#### Your objective
The material below includes pictures; leave them out and return only the lines between the line containing "What matplotlib code" and the line containing "marker_filled = [True, True, False, True, False, True]", inclusive, word for word.

(Source code of charts)
>>>
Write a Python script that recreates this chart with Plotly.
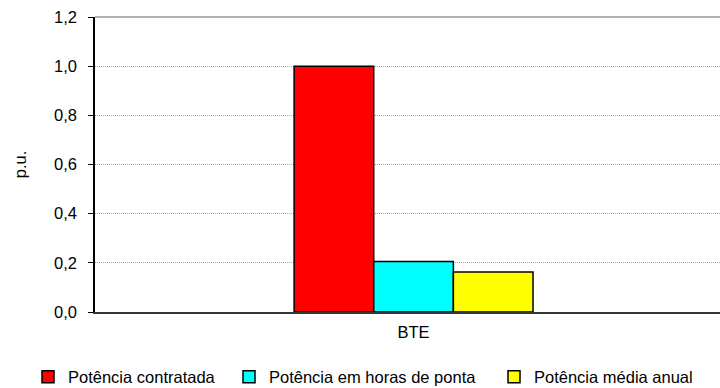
import plotly.graph_objects as go

# Data
categories = ["BTE"]
series_names = ["Potência contratada", "Potência em horas de ponta", "Potência média anual"]
series_values = [[1.0], [0.205], [0.163]]
series_colors = ["#FF0000", "#00FFFF", "#FFFF00"]
y_ticks = [0.0, 0.2, 0.4, 0.6, 0.8, 1.0, 1.2]

FONT = dict(family="Liberation Sans, Arial, sans-serif", size=16.5, color="#000000")

# One legend per series so each entry can sit at its own spot on the bottom row
legend_ids = ["legend", "legend2", "legend3"]
legend_x = [28, 229, 494]

fig = go.Figure()
for name, vals, col, lid in zip(series_names, series_values, series_colors, legend_ids):
    fig.add_trace(go.Bar(
        x=categories, y=vals, name=name,
        marker=dict(color=col, line=dict(color="#000000", width=1.5)),
        legend=lid,
    ))

legend_common = dict(
    orientation="h", xref="container", yref="container",
    xanchor="left", yanchor="middle", y=1 - 377 / 388,
    font=FONT, bgcolor="rgba(0,0,0,0)", borderwidth=0,
    itemwidth=30, tracegroupgap=0,
)

layout_legends = {}
for lid, lx in zip(legend_ids, legend_x):
    layout_legends[lid] = dict(legend_common, x=lx / 720)

fig.update_layout(
    width=720, height=388,
    margin=dict(l=95, r=0, t=17, b=76),
    paper_bgcolor="#FFFFFF", plot_bgcolor="#FFFFFF",
    font=FONT,
    separators=",.",
    barmode="group", bargap=0.625, bargroupgap=0,
    showlegend=True,
    **layout_legends,
)

fig.update_yaxes(
    range=[0, 1.2], tickvals=y_ticks, tickformat=".1f",
    showline=True, linecolor="#000000", linewidth=1.5,
    ticks="outside", ticklen=5, tickcolor="#000000", tickwidth=1,
    ticklabelstandoff=8,
    showgrid=True, gridcolor="#A8A8A8", griddash="1px,1px", gridwidth=1,
    zeroline=False,
    title=dict(text="p.u.", font=FONT, standoff=23),
    automargin=False,
)
fig.update_xaxes(
    range=[-0.5, 0.481],
    showline=True, linecolor="#333333", linewidth=2,
    ticks="", showgrid=False, ticklabelstandoff=4,
    automargin=False,
)

# Gray frame line along the top of the plot area
fig.add_shape(type="line", xref="paper", yref="paper", x0=0, x1=1, y0=1, y1=1,
              line=dict(color="#999999", width=1.5))

fig.write_html("out.html")
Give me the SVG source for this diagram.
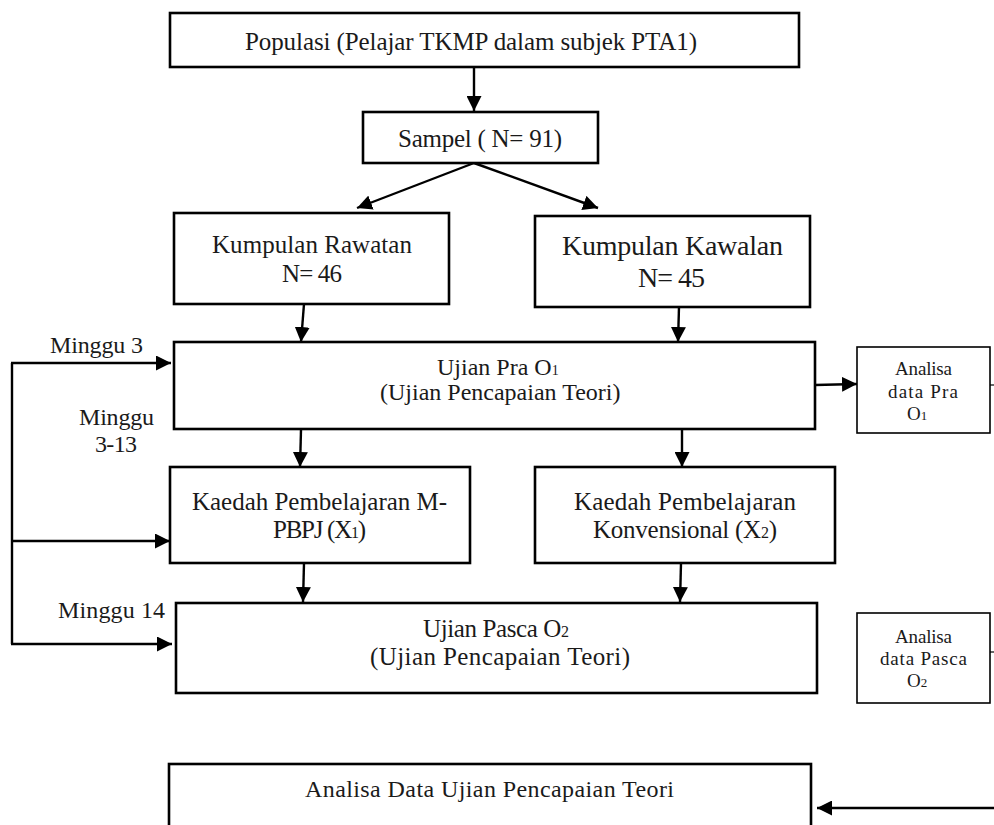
<svg xmlns="http://www.w3.org/2000/svg" width="994" height="825" viewBox="0 0 994 825">
<defs>
<style>
.box{fill:#fff;stroke:#000;stroke-width:2.6}
.thin{fill:#fff;stroke:#000;stroke-width:1.6}
.t{font-family:"Liberation Serif","Times New Roman",serif;fill:#1a1a1a}
.c{stroke:#000;stroke-width:2.4;fill:none}
.cs{stroke:#000;stroke-width:1.2;fill:none}
</style>
<marker id="ah" viewBox="0 0 15 15" markerWidth="15" markerHeight="15" refX="15" refY="7.5" orient="auto" markerUnits="userSpaceOnUse">
<path d="M0,0 L15,7.5 L0,15 z" fill="#000"/>
</marker>
</defs>
<rect width="994" height="825" fill="#fff"/>

<g id="connectors">
<line class="c" x1="474" y1="67" x2="474" y2="111" marker-end="url(#ah)"/>
<line class="c" x1="474" y1="163" x2="357" y2="208" marker-end="url(#ah)"/>
<line class="c" x1="474" y1="163" x2="598" y2="208" marker-end="url(#ah)"/>
<line class="c" x1="304" y1="304" x2="301" y2="342" marker-end="url(#ah)"/>
<line class="c" x1="679" y1="307" x2="678" y2="342" marker-end="url(#ah)"/>
<line class="c" x1="815" y1="385" x2="857" y2="384" marker-end="url(#ah)"/>
<line class="c" x1="301" y1="430" x2="300" y2="467" marker-end="url(#ah)"/>
<line class="c" x1="682" y1="430" x2="682" y2="467" marker-end="url(#ah)"/>
<line class="c" x1="304" y1="563" x2="303" y2="602" marker-end="url(#ah)"/>
<line class="c" x1="681" y1="563" x2="680" y2="602" marker-end="url(#ah)"/>
<line class="c" x1="12" y1="363" x2="12" y2="644"/>
<line class="c" x1="11" y1="363" x2="171" y2="363" marker-end="url(#ah)"/>
<line class="c" x1="11" y1="541" x2="170" y2="541" marker-end="url(#ah)"/>
<line class="c" x1="11" y1="644" x2="172" y2="644" marker-end="url(#ah)"/>
<line class="cs" x1="990" y1="385" x2="994" y2="385"/>
<line class="cs" x1="990" y1="652" x2="994" y2="652"/>
<line class="c" x1="994" y1="808" x2="817" y2="808" marker-end="url(#ah)"/>
</g>

<g id="populasi">
<rect class="box" x="170" y="13" width="629" height="54"/>
<text class="t" x="245" y="50" font-size="25" textLength="452">Populasi (Pelajar TKMP dalam subjek PTA1)</text>
</g>

<g id="sampel">
<rect class="box" x="363" y="112" width="235" height="51"/>
<text class="t" x="398" y="147" font-size="25" textLength="164">Sampel ( N= 91)</text>
</g>

<g id="rawatan">
<rect class="box" x="174" y="213" width="275" height="91"/>
<text class="t" x="212" y="253" font-size="25" textLength="200">Kumpulan Rawatan</text>
<text class="t" x="282" y="282" font-size="25" textLength="60">N= 46</text>
</g>

<g id="kawalan">
<rect class="box" x="535" y="216" width="275" height="91"/>
<text class="t" x="562" y="255" font-size="28" textLength="221">Kumpulan Kawalan</text>
<text class="t" x="638" y="287" font-size="28" textLength="67">N= 45</text>
</g>

<g id="ujian-pra">
<rect class="box" x="174" y="342" width="641" height="87"/>
<text class="t" x="437" y="375" font-size="24">Ujian Pra O<tspan font-size="14">1</tspan></text>
<text class="t" x="380" y="400" font-size="24">(Ujian Pencapaian Teori)</text>
</g>

<g id="analisa-pra">
<rect class="thin" x="857" y="347" width="133" height="86"/>
<text class="t" x="895" y="375" font-size="19" textLength="57">Analisa</text>
<text class="t" x="888" y="398" font-size="19" textLength="70">data  Pra</text>
<text class="t" x="907" y="420" font-size="19">O<tspan font-size="13">1</tspan></text>
</g>

<g id="kaedah-mpbpj">
<rect class="box" x="170" y="467" width="300" height="96"/>
<text class="t" x="192" y="510" font-size="25" textLength="255">Kaedah Pembelajaran M-</text>
<text class="t" x="273" y="538" font-size="25" textLength="93">PBPJ (X<tspan font-size="16">1</tspan>)</text>
</g>

<g id="kaedah-konv">
<rect class="box" x="535" y="467" width="300" height="96"/>
<text class="t" x="574" y="510" font-size="25" textLength="222">Kaedah Pembelajaran</text>
<text class="t" x="593" y="538" font-size="25" textLength="184">Konvensional (X<tspan font-size="16">2</tspan>)</text>
</g>

<g id="ujian-pasca">
<rect class="box" x="176" y="603" width="641" height="90"/>
<text class="t" x="423" y="637" font-size="25" textLength="146">Ujian Pasca O<tspan font-size="16">2</tspan></text>
<text class="t" x="370" y="665" font-size="25" textLength="260">(Ujian Pencapaian Teori)</text>
</g>

<g id="analisa-pasca">
<rect class="thin" x="857" y="613" width="133" height="90"/>
<text class="t" x="895" y="643" font-size="19" textLength="57">Analisa</text>
<text class="t" x="880" y="665" font-size="19" textLength="87">data  Pasca</text>
<text class="t" x="907" y="687" font-size="19">O<tspan font-size="13">2</tspan></text>
</g>

<g id="analisa-data">
<rect class="box" x="169" y="764" width="642" height="70"/>
<text class="t" x="305" y="797" font-size="24" textLength="369">Analisa Data Ujian Pencapaian Teori</text>
</g>

<g id="labels">
<text class="t" x="50" y="353" font-size="24" textLength="93">Minggu 3</text>
<text class="t" x="79" y="425" font-size="24" textLength="75">Minggu</text>
<text class="t" x="95" y="452" font-size="24" textLength="42">3-13</text>
<text class="t" x="58" y="618" font-size="24" textLength="107">Minggu 14</text>
</g>
</svg>
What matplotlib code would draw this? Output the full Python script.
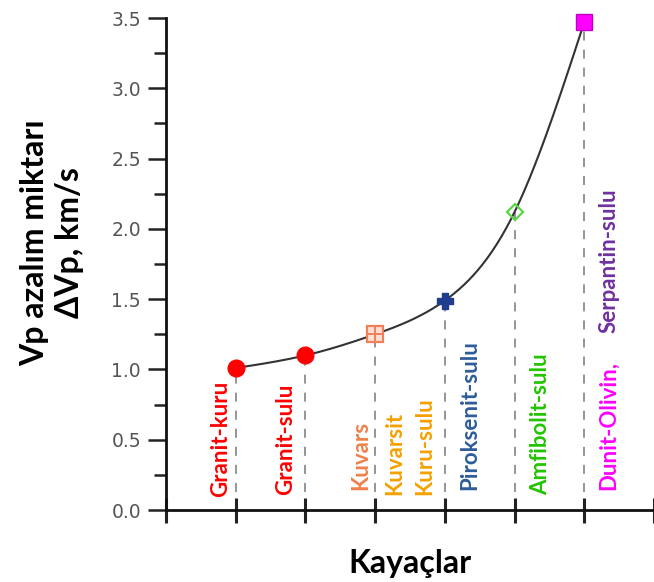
import numpy as np
import matplotlib
matplotlib.use("Agg")
import matplotlib.pyplot as plt

# ---- data ----
x_pos = [1, 2, 3, 4, 5, 6]
dvp = [1.01, 1.10, 1.25, 1.49, 2.12, 3.47]
markers = ['o', 'o', 's', 'P', 'D', 's']
marker_colors = ['#ff0000', '#ff0000', '#f0805a', '#1f3c8f', '#5dd44a', '#ff00ff']
marker_filled = [True, True, False, True, False, True]

labels = ['Granit-kuru', 'Granit-sulu', 'Kuvars', 'Kuvarsit', 'Kuru-sulu',
          'Piroksenit-sulu', 'Amfibolit-sulu', 'Dunit-Olivin,', 'Serpantin-sulu']
label_x = [0.78, 1.72, 2.80, 3.28, 3.71, 4.36, 5.37, 6.34, 6.35]
label_y = [0.09, 0.11, 0.14, 0.11, 0.11, 0.14, 0.11, 0.14, 1.26]
label_colors = ['#ff0000', '#ff0000', '#f0804a', '#f5a000', '#f5a000',
                '#2e5c9a', '#22c400', '#ff00ff', '#7030a0']

yticks = [0.0, 0.5, 1.0, 1.5, 2.0, 2.5, 3.0, 3.5]
ylabel = 'Vp azalım miktarı\nΔVp, km/s'
xlabel = 'Kayaçlar'


def natural_spline(x, y, xs):
    x = np.asarray(x, float); y = np.asarray(y, float)
    n = len(x)
    h = np.diff(x)
    A = np.zeros((n, n)); b = np.zeros(n)
    A[0, 0] = 1; A[-1, -1] = 1
    for i in range(1, n - 1):
        A[i, i - 1] = h[i - 1]
        A[i, i] = 2 * (h[i - 1] + h[i])
        A[i, i + 1] = h[i]
        b[i] = 3 * ((y[i + 1] - y[i]) / h[i] - (y[i] - y[i - 1]) / h[i - 1])
    c = np.linalg.solve(A, b)
    out = np.empty_like(xs)
    for k, xv in enumerate(xs):
        i = min(max(np.searchsorted(x, xv) - 1, 0), n - 2)
        dx = xv - x[i]
        bi = (y[i + 1] - y[i]) / h[i] - h[i] * (2 * c[i] + c[i + 1]) / 3
        di = (c[i + 1] - c[i]) / (3 * h[i])
        out[k] = y[i] + bi * dx + c[i] * dx ** 2 + di * dx ** 3
    return out


fig = plt.figure(figsize=(6.54, 5.82), dpi=100)
ax = fig.add_axes([166 / 654, 72 / 582, 1 - 166 / 654, 492 / 582])

# dashed verticals
for xv, yv in zip(x_pos, dvp):
    ax.plot([xv, xv], [0, yv], color='#8c8c8c', lw=1.3, ls=(0, (5, 5)), zorder=1)

# curve
xs = np.linspace(x_pos[0], x_pos[-1], 300)
ax.plot(xs, natural_spline(x_pos, dvp, xs), color='#333333', lw=1.5, zorder=2)

# markers
for xv, yv, m, c, f in zip(x_pos, dvp, markers, marker_colors, marker_filled):
    ms = {'o': 12, 's': 11, 'P': 11, 'D': 8}[m]
    if m == 's' and not f:
        ax.plot(xv, yv, marker='s', ms=ms, mfc='#fde0d4', mec=c, mew=1.6, ls='none', zorder=3, clip_on=False)
        ax.plot(xv, yv, marker='+', ms=ms, mec=c, mew=1.4, ls='none', zorder=4, clip_on=False)
    elif f:
        ax.plot(xv, yv, marker=m, ms=ms, mfc=c, mec=c if m != 's' else '#c000c0', mew=1,
                ls='none', zorder=3, clip_on=False)
    else:
        ax.plot(xv, yv, marker=m, ms=ms, mfc='none', mec=c, mew=1.6, ls='none', zorder=3, clip_on=False)

# labels
for t, lx, ly, c in zip(labels, label_x, label_y, label_colors):
    ax.text(lx, ly, t, rotation=90, color=c, fontsize=16, fontweight='bold',
            family='Lato', ha='center', va='bottom', zorder=5)

ax.set_xlim(0, 7)
ax.set_ylim(0, 3.5)
ax.set_yticks(yticks)
ax.set_yticklabels([f'{v:.1f}' for v in yticks], family='DejaVu Sans', fontsize=13.5, color='#555555')
ax.set_yticks(np.arange(0.25, 3.5, 0.5), minor=True)
ax.set_xticks(range(0, 8))
ax.set_xticklabels([])
ax.tick_params(axis='y', which='major', direction='out', length=13, width=1.8, color='#222222', pad=5)
ax.tick_params(axis='y', which='minor', direction='out', length=9, width=1.8, color='#222222')
ax.tick_params(axis='x', which='major', direction='inout', length=18, width=2.2, color='#222222')

for s in ['top', 'right']:
    ax.spines[s].set_visible(False)
for s in ['left', 'bottom']:
    ax.spines[s].set_linewidth(2)
    ax.spines[s].set_color('#111111')

ax.set_ylabel(ylabel, family='Lato', fontweight='bold', fontsize=23, linespacing=1.25,
              ha='center', va='center')
ax.yaxis.set_label_coords((52 - 166) / 488, (510 - 243) / 492)
ax.set_xlabel(xlabel, family='Lato', fontweight='bold', fontsize=23, ha='center', va='center')
ax.xaxis.set_label_coords((410 - 166) / 488, (510 - 563) / 492)

fig.savefig('out.png', dpi=100)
<<<
#### Exercise solution
What matplotlib code would draw this? Output the full Python script.
import numpy as np
import matplotlib
matplotlib.use("Agg")
import matplotlib.pyplot as plt

# ---- data ----
x_pos = [1, 2, 3, 4, 5, 6]
dvp = [1.01, 1.10, 1.25, 1.49, 2.12, 3.47]
markers = ['o', 'o', 's', 'P', 'D', 's']
marker_colors = ['#ff0000', '#ff0000', '#f0805a', '#1f3c8f', '#5dd44a', '#ff00ff']
marker_filled = [True, True, False, True, False, True]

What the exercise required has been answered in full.